=== THE PROBLEM ===
Return the data exactly, with all pictures removed.

[start]

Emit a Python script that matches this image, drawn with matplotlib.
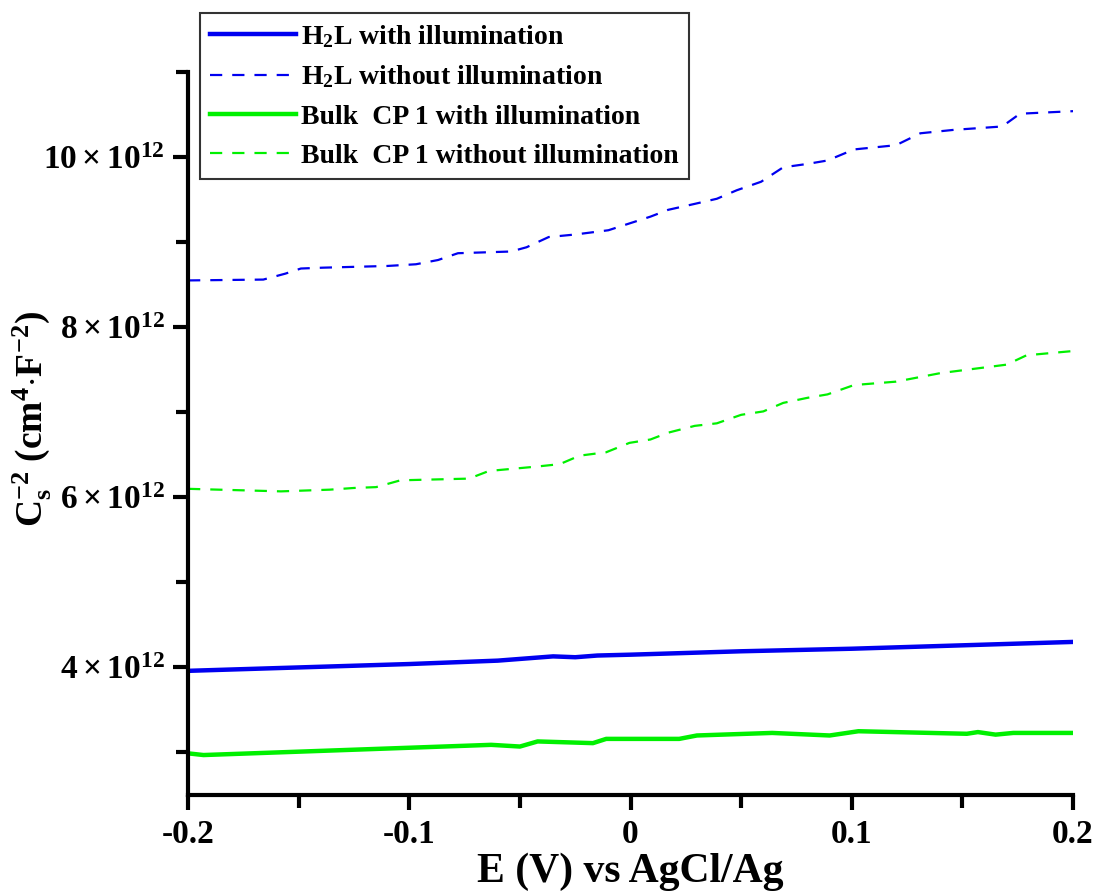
import matplotlib
matplotlib.use('Agg')
import matplotlib.pyplot as plt
from matplotlib.ticker import FixedLocator, FuncFormatter

# === Global style
plt.rcParams['font.family'] = ['Liberation Serif', 'DejaVu Serif']
plt.rcParams['font.weight'] = 'bold'
plt.rcParams['mathtext.fontset'] = 'custom'
plt.rcParams['mathtext.rm'] = 'Liberation Serif:bold'
plt.rcParams['mathtext.it'] = 'Liberation Serif:bold'
plt.rcParams['mathtext.bf'] = 'Liberation Serif:bold'

blue = '#0000f0'
green = '#00f000'

# === Data (E in V, C^-2 in units of 1e12 cm^4 F^-2)
E_h2l_light = [-0.2, -0.15, -0.1, -0.06, -0.045, -0.035, -0.025, -0.015, 0.0, 0.05, 0.1, 0.15, 0.2]
C_h2l_light = [3.96, 4.00, 4.04, 4.08, 4.11, 4.13, 4.12, 4.14, 4.15, 4.19, 4.22, 4.26, 4.30]

E_h2l_dark = [-0.2, -0.166, -0.156, -0.149, -0.139, -0.11, -0.097, -0.087, -0.078, -0.054, -0.047,
              -0.037, -0.025, -0.01, 0.009, 0.017, 0.029, 0.039, 0.048, 0.059, 0.069, 0.080, 0.089,
              0.101, 0.120, 0.131, 0.146, 0.168, 0.176, 0.2]
C_h2l_dark = [8.55, 8.56, 8.63, 8.69, 8.70, 8.72, 8.74, 8.79, 8.87, 8.89, 8.94,
              9.06, 9.09, 9.14, 9.30, 9.38, 9.45, 9.51, 9.61, 9.71, 9.88, 9.92, 9.96,
              10.09, 10.14, 10.28, 10.32, 10.36, 10.51, 10.54]

E_cp_light = [-0.2, -0.193, -0.063, -0.050, -0.042, -0.017, -0.011, 0.022, 0.030, 0.064, 0.090,
              0.103, 0.152, 0.157, 0.165, 0.173, 0.2]
C_cp_light = [2.99, 2.97, 3.09, 3.07, 3.13, 3.11, 3.16, 3.16, 3.20, 3.23, 3.20,
              3.25, 3.22, 3.24, 3.21, 3.23, 3.23]

E_cp_dark = [-0.2, -0.158, -0.136, -0.125, -0.115, -0.104, -0.073, -0.064, -0.043, -0.032, -0.023,
             -0.011, -0.0005, 0.009, 0.017, 0.029, 0.039, 0.050, 0.060, 0.069, 0.080, 0.089, 0.101,
             0.120, 0.140, 0.161, 0.170, 0.179, 0.2]
C_cp_dark = [6.10, 6.07, 6.09, 6.11, 6.12, 6.20, 6.22, 6.31, 6.36, 6.39, 6.49,
             6.53, 6.64, 6.68, 6.76, 6.84, 6.87, 6.97, 7.01, 7.11, 7.17, 7.21, 7.32,
             7.36, 7.46, 7.53, 7.56, 7.67, 7.72]

x_major = [-0.2, -0.1, 0, 0.1, 0.2]
x_minor = [-0.15, -0.05, 0.05, 0.15]
y_major = [4, 6, 8, 10]
y_minor = [3, 5, 7, 9, 11]

scale = 1e12

fig = plt.figure(figsize=(11.01, 8.96), dpi=100)
ax = fig.add_axes([0.1708, 0.1127, 0.8038, 0.8069])

dash = (0, (5.5, 4.5))
ax.plot(E_h2l_light, [c * scale for c in C_h2l_light], color=blue, lw=3.2,
        label=r'H$_2$L with illumination')
ax.plot(E_h2l_dark, [c * scale for c in C_h2l_dark], color=blue, lw=1.6, ls=dash,
        label=r'H$_2$L without illumination')
ax.plot(E_cp_light, [c * scale for c in C_cp_light], color=green, lw=3.2,
        label='Bulk  CP 1 with illumination')
ax.plot(E_cp_dark, [c * scale for c in C_cp_dark], color=green, lw=1.6, ls=dash,
        label='Bulk  CP 1 without illumination')

ax.set_xlim(-0.2, 0.2)
ax.set_ylim(2.5e12, 11e12)

ax.spines['top'].set_visible(False)
ax.spines['right'].set_visible(False)
ax.spines['left'].set_linewidth(3)
ax.spines['bottom'].set_linewidth(3)

ax.xaxis.set_major_locator(FixedLocator(x_major))
ax.xaxis.set_minor_locator(FixedLocator(x_minor))
ax.xaxis.set_major_formatter(FuncFormatter(lambda v, p: '0' if abs(v) < 1e-9 else '%.1f' % v))
ax.yaxis.set_major_locator(FixedLocator([v * scale for v in y_major]))
ax.yaxis.set_minor_locator(FixedLocator([v * scale for v in y_minor]))
ax.yaxis.set_major_formatter(FuncFormatter(lambda v, p: r'$%d\times10^{12}$' % round(v / scale)))

ax.tick_params(which='major', direction='out', length=11, width=3, labelsize=24, pad=6)
ax.tick_params(which='minor', direction='out', length=9, width=3)

ax.set_xlabel('E (V) vs AgCl/Ag', fontsize=30, fontweight='bold', labelpad=2)
ax.set_ylabel(r'C$_\mathrm{s}^{-2}$ (cm$^4$$\cdot$F$^{-2}$)', fontsize=27, fontweight='bold')
# put the y label by hand, it sits left of the short tick labels
ax.yaxis.set_label_coords(-0.152, 0.52)

leg = ax.legend(loc='upper left', bbox_to_anchor=(200 / 1101, 1 - 13 / 896),
                bbox_transform=fig.transFigure, fontsize=20, frameon=True, fancybox=False,
                handlelength=3.1, borderpad=0.35, labelspacing=0.5, handletextpad=0.2,
                borderaxespad=0)
leg.get_frame().set_edgecolor('black')
leg.get_frame().set_linewidth(1.5)

plt.savefig('out.png', dpi=100)
plt.close()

[end]

=== ANSWER TO THIS TASK ===
Emit a Python script that matches this image, drawn with matplotlib.
import matplotlib
matplotlib.use('Agg')
import matplotlib.pyplot as plt
from matplotlib.ticker import FixedLocator, FuncFormatter

# === Global style
plt.rcParams['font.family'] = ['Liberation Serif', 'DejaVu Serif']
plt.rcParams['font.weight'] = 'bold'
plt.rcParams['mathtext.fontset'] = 'custom'
plt.rcParams['mathtext.rm'] = 'Liberation Serif:bold'
plt.rcParams['mathtext.it'] = 'Liberation Serif:bold'
plt.rcParams['mathtext.bf'] = 'Liberation Serif:bold'

blue = '#0000f0'
green = '#00f000'

# === Data (E in V, C^-2 in units of 1e12 cm^4 F^-2)
E_h2l_light = [-0.2, -0.15, -0.1, -0.06, -0.045, -0.035, -0.025, -0.015, 0.0, 0.05, 0.1, 0.15, 0.2]
C_h2l_light = [3.96, 4.00, 4.04, 4.08, 4.11, 4.13, 4.12, 4.14, 4.15, 4.19, 4.22, 4.26, 4.30]

E_h2l_dark = [-0.2, -0.166, -0.156, -0.149, -0.139, -0.11, -0.097, -0.087, -0.078, -0.054, -0.047,
              -0.037, -0.025, -0.01, 0.009, 0.017, 0.029, 0.039, 0.048, 0.059, 0.069, 0.080, 0.089,
              0.101, 0.120, 0.131, 0.146, 0.168, 0.176, 0.2]
C_h2l_dark = [8.55, 8.56, 8.63, 8.69, 8.70, 8.72, 8.74, 8.79, 8.87, 8.89, 8.94,
              9.06, 9.09, 9.14, 9.30, 9.38, 9.45, 9.51, 9.61, 9.71, 9.88, 9.92, 9.96,
              10.09, 10.14, 10.28, 10.32, 10.36, 10.51, 10.54]

E_cp_light = [-0.2, -0.193, -0.063, -0.050, -0.042, -0.017, -0.011, 0.022, 0.030, 0.064, 0.090,
              0.103, 0.152, 0.157, 0.165, 0.173, 0.2]
C_cp_light = [2.99, 2.97, 3.09, 3.07, 3.13, 3.11, 3.16, 3.16, 3.20, 3.23, 3.20,
              3.25, 3.22, 3.24, 3.21, 3.23, 3.23]

E_cp_dark = [-0.2, -0.158, -0.136, -0.125, -0.115, -0.104, -0.073, -0.064, -0.043, -0.032, -0.023,
             -0.011, -0.0005, 0.009, 0.017, 0.029, 0.039, 0.050, 0.060, 0.069, 0.080, 0.089, 0.101,
             0.120, 0.140, 0.161, 0.170, 0.179, 0.2]
C_cp_dark = [6.10, 6.07, 6.09, 6.11, 6.12, 6.20, 6.22, 6.31, 6.36, 6.39, 6.49,
             6.53, 6.64, 6.68, 6.76, 6.84, 6.87, 6.97, 7.01, 7.11, 7.17, 7.21, 7.32,
             7.36, 7.46, 7.53, 7.56, 7.67, 7.72]

x_major = [-0.2, -0.1, 0, 0.1, 0.2]
x_minor = [-0.15, -0.05, 0.05, 0.15]
y_major = [4, 6, 8, 10]
y_minor = [3, 5, 7, 9, 11]

scale = 1e12

fig = plt.figure(figsize=(11.01, 8.96), dpi=100)
ax = fig.add_axes([0.1708, 0.1127, 0.8038, 0.8069])

dash = (0, (5.5, 4.5))
ax.plot(E_h2l_light, [c * scale for c in C_h2l_light], color=blue, lw=3.2,
        label=r'H$_2$L with illumination')
ax.plot(E_h2l_dark, [c * scale for c in C_h2l_dark], color=blue, lw=1.6, ls=dash,
        label=r'H$_2$L without illumination')
ax.plot(E_cp_light, [c * scale for c in C_cp_light], color=green, lw=3.2,
        label='Bulk  CP 1 with illumination')
ax.plot(E_cp_dark, [c * scale for c in C_cp_dark], color=green, lw=1.6, ls=dash,
        label='Bulk  CP 1 without illumination')

ax.set_xlim(-0.2, 0.2)
ax.set_ylim(2.5e12, 11e12)

ax.spines['top'].set_visible(False)
ax.spines['right'].set_visible(False)
ax.spines['left'].set_linewidth(3)
ax.spines['bottom'].set_linewidth(3)

ax.xaxis.set_major_locator(FixedLocator(x_major))
ax.xaxis.set_minor_locator(FixedLocator(x_minor))
ax.xaxis.set_major_formatter(FuncFormatter(lambda v, p: '0' if abs(v) < 1e-9 else '%.1f' % v))
ax.yaxis.set_major_locator(FixedLocator([v * scale for v in y_major]))
ax.yaxis.set_minor_locator(FixedLocator([v * scale for v in y_minor]))
ax.yaxis.set_major_formatter(FuncFormatter(lambda v, p: r'$%d\times10^{12}$' % round(v / scale)))

ax.tick_params(which='major', direction='out', length=11, width=3, labelsize=24, pad=6)
ax.tick_params(which='minor', direction='out', length=9, width=3)

ax.set_xlabel('E (V) vs AgCl/Ag', fontsize=30, fontweight='bold', labelpad=2)
ax.set_ylabel(r'C$_\mathrm{s}^{-2}$ (cm$^4$$\cdot$F$^{-2}$)', fontsize=27, fontweight='bold')
# put the y label by hand, it sits left of the short tick labels
ax.yaxis.set_label_coords(-0.152, 0.52)

leg = ax.legend(loc='upper left', bbox_to_anchor=(200 / 1101, 1 - 13 / 896),
                bbox_transform=fig.transFigure, fontsize=20, frameon=True, fancybox=False,
                handlelength=3.1, borderpad=0.35, labelspacing=0.5, handletextpad=0.2,
                borderaxespad=0)
leg.get_frame().set_edgecolor('black')
leg.get_frame().set_linewidth(1.5)

plt.savefig('out.png', dpi=100)
plt.close()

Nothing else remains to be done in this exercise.